Ayomi belongs to the third generation of woman artists in her family, and is preceded by her mother, Chizuko, and her grandmother Fujio Yoshida (1887–1987). All three lived together for 20 years in her parents' home in a Tokyo suburb. A succession of women artists like this is a rare phenomenon in Japanese art history.

== Education and Artistic Development ==
Neither of Ayomi's parents prompted her to become an artist. However, the process of making prints and the results were a part of her home-life and likely stimulated her own sensitivity to art. After studying art at Wakō University in Tokyo, Japan, she began making silkscreen prints at Mendocino Art Center in California in 1979. She won her first award for a woodblock print in the Sunshine Print Grand Prix exhibit in 1980, and her first one-person show was in 1981, just one year after her grandmother's large solo retrospective in Tokyo. (At the time, her grandmother was 93 years old, while she was 23.) She is a member of the Japan Print Association and her work was featured on the cover of their 1999 exhibition catalogue. She has exhibited also in the College Women's Association of Japan, the British Museum, the Minneapolis Institute of Arts, and in other venues including international print biennials.

== Work ==
The repetitive use of hand-carved ovals was a basic idiom in Ayomi's earliest woodblock prints. To produce these prints, Ayomi used a scooped chisel to hand-carve identically-sized ovals into the surface of the plywood. Her final products contained hundreds of ovals organized into straight lines, which covered the entire print area. In printing, colors were applied to moistened paper so that they mixed to produce additional colors. Sophisticated repetition and color effects characterize each print. Ayomi also produced prints with other forms and themes.

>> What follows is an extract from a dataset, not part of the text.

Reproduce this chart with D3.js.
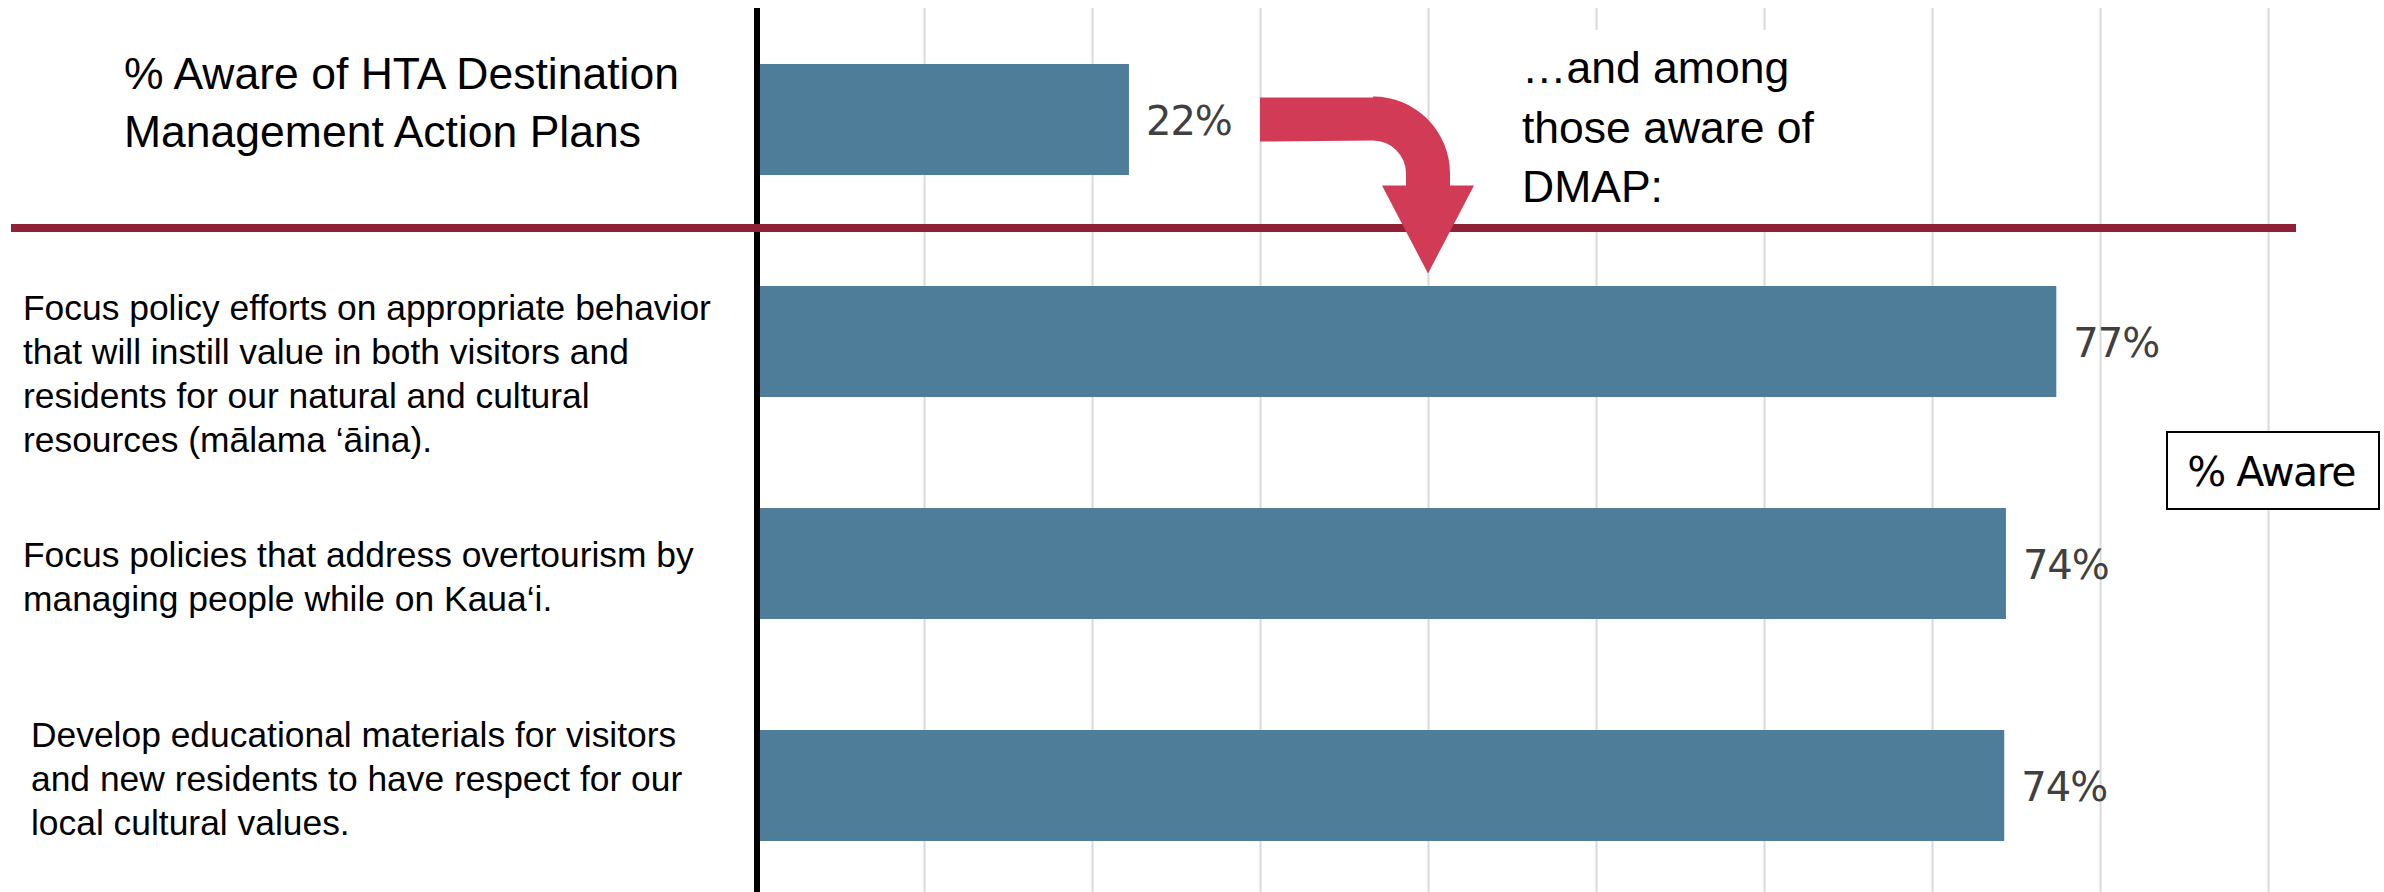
<!DOCTYPE html>
<html>
<head>
<meta charset="utf-8">
<script src="https://cdn.jsdelivr.net/npm/d3@7"></script>
<style>
  html, body { margin: 0; padding: 0; background: #ffffff; }
  svg { display: block; }
</style>
</head>
<body>
<svg id="chart" width="2384" height="892"></svg>
<script>
// ---------------- DATA ----------------
const categories = ["awareDMAP", "behavior", "overtourism", "education"];
const values = [22.2, 77.4, 74.4, 74.3];
const valueLabels = ["22%", "77%", "74%", "74%"];
const titleLines = ["% Aware of HTA Destination", "Management Action Plans"];
const categoryLines = [
  ["Focus policy efforts on appropriate behavior",
   "that will instill value in both visitors and",
   "residents for our natural and cultural",
   "resources (m\u0101lama \u2018\u0101ina)."],
  ["Focus policies that address overtourism by",
   "managing people while on Kaua\u2018i."],
  ["Develop educational materials for visitors",
   "and new residents to have respect for our",
   "local cultural values."]
];
const subsetLines = ["\u2026and among", "those aware of", "DMAP:"];
const gridTicks = [10, 20, 30, 40, 50, 60, 70, 80, 90];
const legendLabel = "% Aware";

// ---------------- LAYOUT ----------------
const W = 2384, H = 892;
const svg = d3.select("#chart");
svg.append("rect").attr("width", W).attr("height", H).attr("fill", "#fff");

const x = d3.scaleLinear().domain([0, 90]).range([756, 2268]);
const y = d3.scaleBand().domain(categories).range([64, 841]).paddingInner(0.5).paddingOuter(0);

const BAR = "#4e7d9a", ARROW = "#d13b55", RULE = "#8f2035";

// gridlines via axis
const grid = svg.append("g")
  .attr("transform", "translate(0,8)")
  .call(d3.axisBottom(x).tickValues(gridTicks).tickSize(H - 8).tickFormat(""));
grid.select(".domain").remove();
grid.selectAll(".tick line").attr("stroke", "#d9d9d9").attr("stroke-width", 2);

// white box behind the "...and among" text
svg.append("rect").attr("x", 1500).attr("y", 30).attr("width", 400).attr("height", 196).attr("fill", "#fff");

// bars
svg.append("g").selectAll("rect")
  .data(categories)
  .join("rect")
  .attr("x", x(0))
  .attr("y", d => y(d))
  .attr("width", (d, i) => x(values[i]) - x(0))
  .attr("height", y.bandwidth())
  .attr("fill", BAR);

// value labels
svg.append("g").selectAll("text")
  .data(categories)
  .join("text")
  .attr("x", (d, i) => x(values[i]) + 17)
  .attr("y", d => y(d) + y.bandwidth() / 2 + 15)
  .attr("font-family", "DejaVu Sans, sans-serif")
  .attr("font-size", 40)
  .attr("letter-spacing", -1)
  .attr("fill", "#404040")
  .text((d, i) => valueLabels[i]);

// vertical black axis line
svg.append("line")
  .attr("x1", x(0) + 1).attr("x2", x(0) + 1)
  .attr("y1", 8).attr("y2", H)
  .attr("stroke", "#000").attr("stroke-width", 6);

// horizontal maroon rule
svg.append("rect").attr("x", 11).attr("y", 224).attr("width", 2285).attr("height", 8).attr("fill", RULE);

// bent arrow
const yc = y(categories[0]) + y.bandwidth() / 2;
const cx = x(40), x0 = x(30);
const hw = 22, rc = 55, headW = 46;
const p = d3.path();
p.moveTo(x0, yc - hw);
p.lineTo(cx - rc, yc - hw);
p.arc(cx - rc, yc + 54, rc + hw, -Math.PI / 2, 0, false);
p.lineTo(cx + hw, yc + 66);
p.lineTo(cx + headW, yc + 66);
p.lineTo(cx, yc + 154);
p.lineTo(cx - headW, yc + 66);
p.lineTo(cx - hw, yc + 66);
p.lineTo(cx - hw, yc + 54);
p.arc(cx - rc, yc + 54, rc - hw, 0, -Math.PI / 2, true);
p.lineTo(x0, yc + hw);
p.closePath();
svg.append("path").attr("d", p.toString()).attr("fill", ARROW);

// title (top category label)
const sans = "Liberation Sans, Arial, sans-serif";
svg.append("text")
  .attr("font-family", sans).attr("font-size", 44.5).attr("fill", "#000")
  .selectAll("tspan").data(titleLines).join("tspan")
  .attr("x", 124).attr("y", (d, i) => 89 + i * 58).text(d => d);

// subset text
svg.append("text")
  .attr("font-family", sans).attr("font-size", 44.5).attr("fill", "#000")
  .selectAll("tspan").data(subsetLines).join("tspan")
  .attr("x", 1522).attr("y", (d, i) => 83 + i * 59.5).text(d => d);

// category labels
const labelX = [23, 23, 31];
const labelY0 = [320, 567, 747];
categoryLines.forEach((lines, k) => {
  svg.append("text")
    .attr("font-family", sans).attr("font-size", 35.4).attr("fill", "#000")
    .selectAll("tspan").data(lines).join("tspan")
    .attr("x", labelX[k]).attr("y", (d, i) => labelY0[k] + i * 44).text(d => d);
});

// legend box
svg.append("rect").attr("x", 2167).attr("y", 432).attr("width", 212).attr("height", 77)
  .attr("fill", "#fff").attr("stroke", "#000").attr("stroke-width", 2);
svg.append("text")
  .attr("x", 2271).attr("y", 486).attr("text-anchor", "middle")
  .attr("font-family", "DejaVu Sans, sans-serif").attr("font-size", 41)
  .attr("letter-spacing", -1.5).attr("fill", "#000")
  .text(legendLabel);
</script>
</body>
</html>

Later on, this repetitive process became the basis for creating on-site room installations, which deconstructed traditional woodblock art. To create these installations, Ayomi started with hundreds of blocks of plywood, each about 20 inches square. She painted each block red, then carved line after line of ovals into them and saved each removed chip, to produce a set of red blocks covered in concave, bare-plywood ovals, along with their red oval chips. The blocks were used to cover the surfaces of two walls, and the chips were pasted onto the other two walls which had been painted white, resulting in a polka dot effect. The effect for the viewer was that of walking into a total environment of complementary repetition and vivid sensory stimulation. It suggested the tempo of contemporary popular culture mediated through a restrained Japanese aesthetic. The first installation was in Yōseidō Gallery, Tokyo, with other galleries soon inviting her also. In 2002 the Minneapolis Institution of Arts became the site of Ayomi's largest installation. The Target Corporation Headquarters in Minneapolis is the site of the only permanent installation.